Fuld had misjudged his man. Paulson had a couple aces in the hole, one on Park Avenue (J.P. Morgan’s Jamie Dimon), the other at 85 Broad Street (his former comrade, Goldman's Lloyd Blankfein). As a trader who had been in the action, taking big risks, I can tell you there is no better asset than a direct line to the trading floors of Goldman Sachs and J.P. Morgan. In the end, it was these powerful figures who gave Paulson the misguided confidence to shoot Lehman. Fed Chairman Ben Bernanke, Chris Cox, and Geithner were merely spectators.
They all should have known better. A Lehman Brothers executive I spoke to and know personally told the group, "you don't know what you're doing—you will unleash the forces of evil on the global financial markets." Bernanke, cleaning up for Paulson, claimed that Lehman Brothers lacked the sufficient collateral the Fed needed to continue lending to them: Lehman was under the modern equivalent of a bank run.
But then, on September 17, 2008, AIG needed bailing out, triggered by Lehman's demise. The Federal Reserve claimed that AIG had enough collateral to justify being saved, whereas Lehman didn't. Bernanke continued to make this claim last week, in his testimony to the Financial Crisis Inquiry Commission.
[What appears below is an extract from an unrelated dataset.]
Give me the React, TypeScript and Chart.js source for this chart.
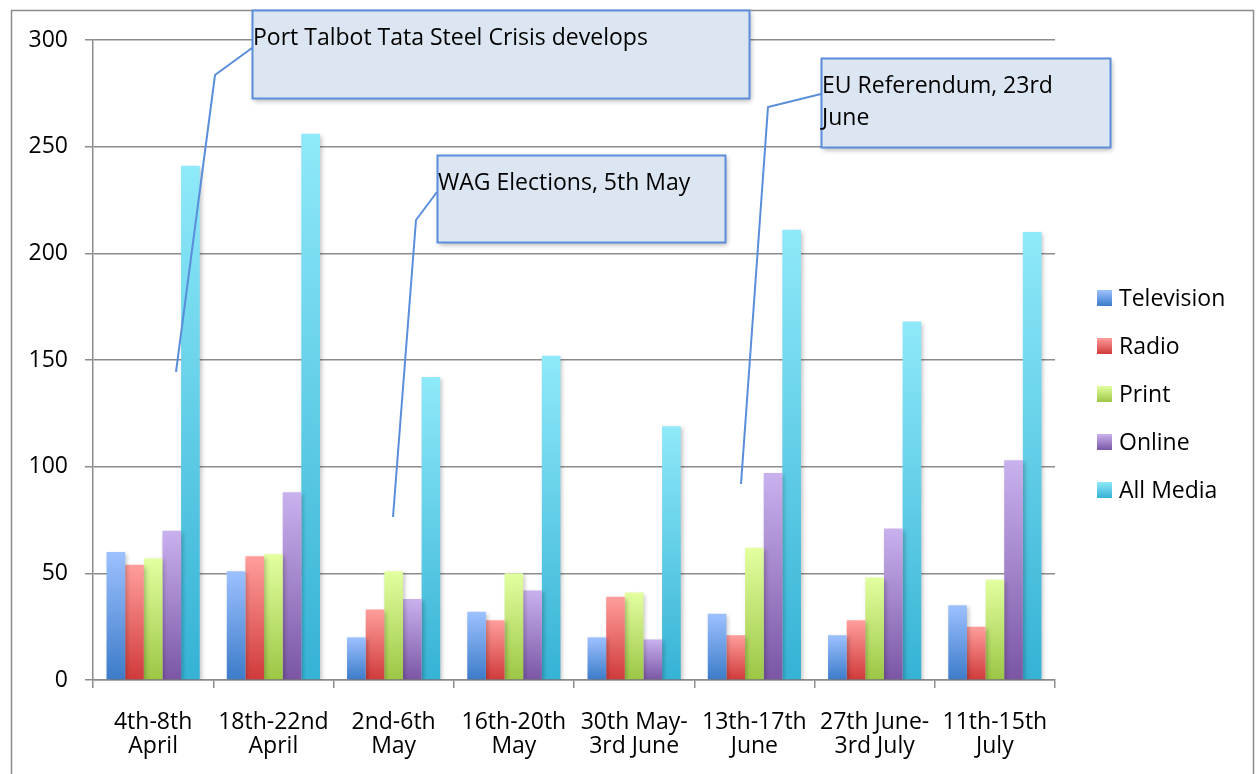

So let’s examine the math. Did it make more sense to lend AIG $180 billion when they had $60 billion in collateral, instead of lending $30 billion to save Lehman? Saving Lehman would at the very least have made the AIG bailout much less expensive. The Fed deliberately put the U.S. taxpayer on the hook for $120 billion. True AIG had “more” collateral than Lehman. But Lehman didn’t need $180 billion—it needed $30 billion.
The Fed chairman said an injection of public money would have meant that, "Lehman Brothers would [still] fail and would have saddled the taxpayer with tens of billions of dollars of losses." That is probably the worst lie since, I did not have sex with that woman...
By letting Lehman fail, they created a run on AIG. Lehman had over $400 billion in credit default swap contracts with AIG, and over $6 trillion with the world’s largest banks. The other part of the deception is the untold truth, both our Fed and Treasury did not have anywhere near the appropriate grasp of Lehman’s counterparty risk to banks around the world. They had an even poorer grasp of AIG’s credit default swap positions and what might happen to them if they let Lehman fail.
Bernanke’s point about saving taxpayer money is very deceptive. AIG was thrown into a much bigger run caused by Lehman’s failure. Letting Lehman fail cost the U.S. taxpayer an extra $60 billion. Even an out-of-touch Richard Fuld knew this. There’s no way he figured that the Harvard-educated Paulson, former CEO of Goldman Sachs, would levy a fine so massive on the American public by deliberately executing Lehman Brothers.
If Fuld had not misjudged Paulson quite so badly and sold Lehman, today, I have a feeling, we'd be fawning over the sheer guts of the man. His Academy Award winning performance in front of the Financial Crisis Inquiry Commission last week was something to behold—you’d never know he went down for $600 billion, sparking the pain we’ve endured for the past two years.
Lawrence McDonald is a managing director of Pangea Capital Management and the cofounder of Convertbond.com. He was, until 2008, vice president of distressed debt and convertible securities trading at Lehman Brothers and wrote the bestselling A Colossal Failure of Common Sense.